» Written request: Write out each line word for word. Drop pictures.

» Information provided:

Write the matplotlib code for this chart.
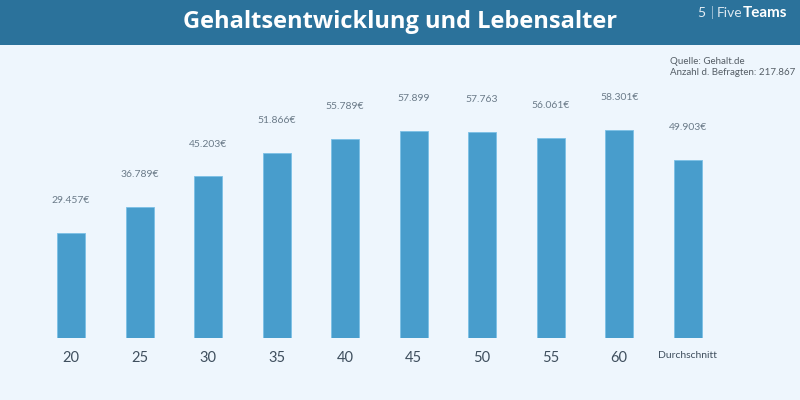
import matplotlib.pyplot as plt
from matplotlib.patches import Rectangle

# data
ages = ["20", "25", "30", "35", "40", "45", "50", "55", "60", "Durchschnitt"]
gehalt = [29457, 36789, 45203, 51866, 55789, 57899, 57763, 56061, 58301, 49903]
labels = ["29.457€", "36.789€", "45.203€", "51.866€", "55.789€", "57.899",
          "57.763", "56.061€", "58.301€", "49.903€"]

bg = "#eef6fd"
header = "#2b729b"
bar_color = "#489dcc"
text_grey = "#6b7b89"

fig = plt.figure(figsize=(8, 4), dpi=100)
fig.patch.set_facecolor(bg)

# header band
fig.patches.append(Rectangle((0, 0.8875), 1, 0.1125, transform=fig.transFigure,
                             facecolor=header, edgecolor="none", zorder=0))
fig.text(0.5, 0.944, "Gehaltsentwicklung und Lebensalter", ha="center", va="center",
         color="white", fontsize=17, fontweight="bold", family="Open Sans")
fig.text(0.871, 0.968, "5", ha="left", va="center", color="#e4edf4", fontsize=10,
         family="Lato")
fig.text(0.888, 0.968, "|", ha="left", va="center", color="#9fbfd5", fontsize=9,
         family="Lato")
fig.text(0.896, 0.968, "Five", ha="left", va="center", color="#dbe7f0", fontsize=10,
         family="Lato")
fig.text(0.929, 0.968, "Teams", ha="left", va="center", color="white", fontsize=11,
         family="Lato", fontweight="bold")

fig.text(0.837, 0.846, "Quelle: Gehalt.de", ha="left", va="center", color="#555e66",
         fontsize=7, family="Lato")
fig.text(0.837, 0.818, "Anzahl d. Befragten: 217.867", ha="left", va="center",
         color="#555e66", fontsize=7, family="Lato")

ax = fig.add_axes([0.046, 0.155, 0.8565, 0.67])
ax.set_facecolor("none")
x = list(range(len(ages)))
bars = ax.bar(x, gehalt, width=0.41, color=bar_color, edgecolor="#7cc0e6", linewidth=0.6)

for b, lab in zip(bars, labels):
    ax.annotate(lab, (b.get_x() + b.get_width() / 2, b.get_height()),
                xytext=(0, 20), textcoords="offset points", ha="center", va="bottom",
                fontsize=7.5, color=text_grey, family="Lato")

ax.set_xlim(-0.5, 9.5)
ax.set_ylim(0, 75000)
ax.set_xticks(x)
ax.set_xticklabels(ages, fontsize=10.5, color="#3f4f5e", family="Lato")
ax.get_xticklabels()[-1].set_fontsize(7.5)
ax.tick_params(axis="x", length=0, pad=9)
ax.set_yticks([])
for s in ax.spines.values():
    s.set_visible(False)

fig.savefig("out.png", dpi=100, facecolor=fig.get_facecolor())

» Full solution:
Write the matplotlib code for this chart.
import matplotlib.pyplot as plt
from matplotlib.patches import Rectangle

# data
ages = ["20", "25", "30", "35", "40", "45", "50", "55", "60", "Durchschnitt"]
gehalt = [29457, 36789, 45203, 51866, 55789, 57899, 57763, 56061, 58301, 49903]
labels = ["29.457€", "36.789€", "45.203€", "51.866€", "55.789€", "57.899",
          "57.763", "56.061€", "58.301€", "49.903€"]

bg = "#eef6fd"
header = "#2b729b"
bar_color = "#489dcc"
text_grey = "#6b7b89"

fig = plt.figure(figsize=(8, 4), dpi=100)
fig.patch.set_facecolor(bg)

# header band
fig.patches.append(Rectangle((0, 0.8875), 1, 0.1125, transform=fig.transFigure,
                             facecolor=header, edgecolor="none", zorder=0))
fig.text(0.5, 0.944, "Gehaltsentwicklung und Lebensalter", ha="center", va="center",
         color="white", fontsize=17, fontweight="bold", family="Open Sans")
fig.text(0.871, 0.968, "5", ha="left", va="center", color="#e4edf4", fontsize=10,
         family="Lato")
fig.text(0.888, 0.968, "|", ha="left", va="center", color="#9fbfd5", fontsize=9,
         family="Lato")
fig.text(0.896, 0.968, "Five", ha="left", va="center", color="#dbe7f0", fontsize=10,
         family="Lato")
fig.text(0.929, 0.968, "Teams", ha="left", va="center", color="white", fontsize=11,
         family="Lato", fontweight="bold")

fig.text(0.837, 0.846, "Quelle: Gehalt.de", ha="left", va="center", color="#555e66",
         fontsize=7, family="Lato")
fig.text(0.837, 0.818, "Anzahl d. Befragten: 217.867", ha="left", va="center",
         color="#555e66", fontsize=7, family="Lato")

ax = fig.add_axes([0.046, 0.155, 0.8565, 0.67])
ax.set_facecolor("none")
x = list(range(len(ages)))
bars = ax.bar(x, gehalt, width=0.41, color=bar_color, edgecolor="#7cc0e6", linewidth=0.6)

for b, lab in zip(bars, labels):
    ax.annotate(lab, (b.get_x() + b.get_width() / 2, b.get_height()),
                xytext=(0, 20), textcoords="offset points", ha="center", va="bottom",
                fontsize=7.5, color=text_grey, family="Lato")

ax.set_xlim(-0.5, 9.5)
ax.set_ylim(0, 75000)
ax.set_xticks(x)
ax.set_xticklabels(ages, fontsize=10.5, color="#3f4f5e", family="Lato")
ax.get_xticklabels()[-1].set_fontsize(7.5)
ax.tick_params(axis="x", length=0, pad=9)
ax.set_yticks([])
for s in ax.spines.values():
    s.set_visible(False)

fig.savefig("out.png", dpi=100, facecolor=fig.get_facecolor())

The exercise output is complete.